We predicted that there would not be a second Scottish independence referendum during this Westminster parliament. The more interesting question, though, was what would happen after the next UK general election. The majority view was that such a referendum would never happen; and that if Labour formed a government in a hung parliament it would remain opposed to a new referendum, daring the SNP to bring it down, vote by vote. However, a minority took fright at such an open-ended prediction, and said there would be no referendum before 2030, a date that was later amended to 2028.  

Our epidemiological subcommittee hesitated long and hard between March and April as the month in which the last part of England will come out of tier 4 restrictions, with the majority eventually plumping for April. 

During a break in proceedings (tech problems) one of our number posed a question that had not been submitted to the authorities in advance: which of the Westminster parties will change leader first? Usually this kind of thing is frowned on by the presiding officers, but it did prompt an interesting side discussion about who the Westminster leaders of the Democratic Unionist Party and Plaid Cymru are (Jeffrey Donaldson and Liz Saville Roberts). In the end, we concluded that Ian Blackford, leader of the SNP group in the House of Commons, might just be the one to be replaced first. 

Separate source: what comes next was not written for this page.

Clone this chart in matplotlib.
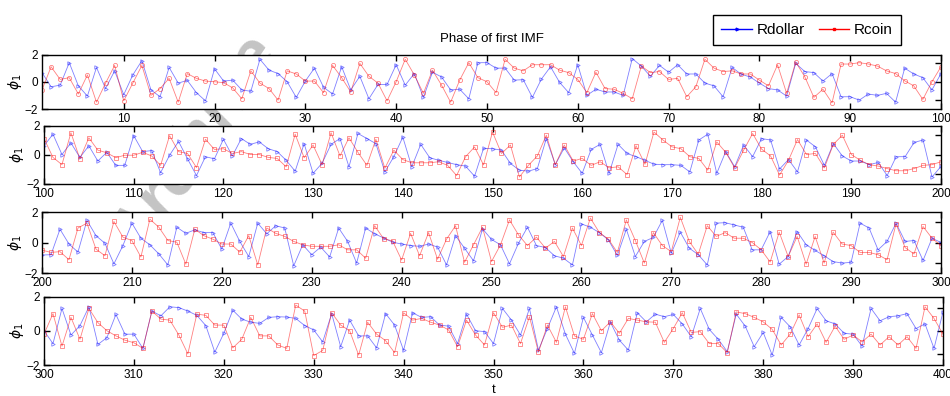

We made little progress when we resumed formal business. Reshuffling the cabinet took so long that we thought the prime minister might well give up and just leave it as it is. Priti Patel seems vulnerable at the Home Office, with the employment tribunal case brought by Philip Rutnam, her former top civil servant, still pending. But she has survived against the odds so far. We thought Gavin Williamson might be moved from education but couldn’t find anywhere to put him. If he were moved, Matt Hancock might replace him. We thought Sajid Javid might return, but not at the “great office of state” level at which he left. Jeremy Hunt might have to wait a bit longer. 

The shadow cabinet was no easier, so we decided to come back to that later. Instead we moved on to American politics. At this point one of the dim summers usually reads out a warning against British journalists making predictions about a political system with which they think they are familiar but which is actually quite alien. However, as American journalists are just as bad at predicting their own politics, we ploughed on. 

The majority view was that the Democrats would win the two Georgia senatorial run-off elections, thus gaining control of the Senate on the vice president’s casting vote. I was in the minority who thought the Republicans would win at least one of them. Opinion polls in the state suggest in effect a dead heat in both contests; and no one knows what effect diehard Trumpian rhetoric about boycotting the elections has on the opinion polls or will have on the votes themselves.  

Our final predictions were that Donald Trump would fail to attend his successor’s inauguration on 20 January, and that the Republican nominee for president in 2024 would not be a Trump, either Donald or Ivanka. One of our number predicted that Mike Pence would be the candidate, but the rest refused to commit ourselves. 

At this point, my battery was running low, so we had to adjourn. The remaining items on the agenda will be held over to our next meeting. What will Labour’s EU policy be at the next election? When will the next election be? How long will Boris Johnson last as prime minister? Who will succeed him? When will there be a referendum on Irish unification? Who will win the French presidency in 2022?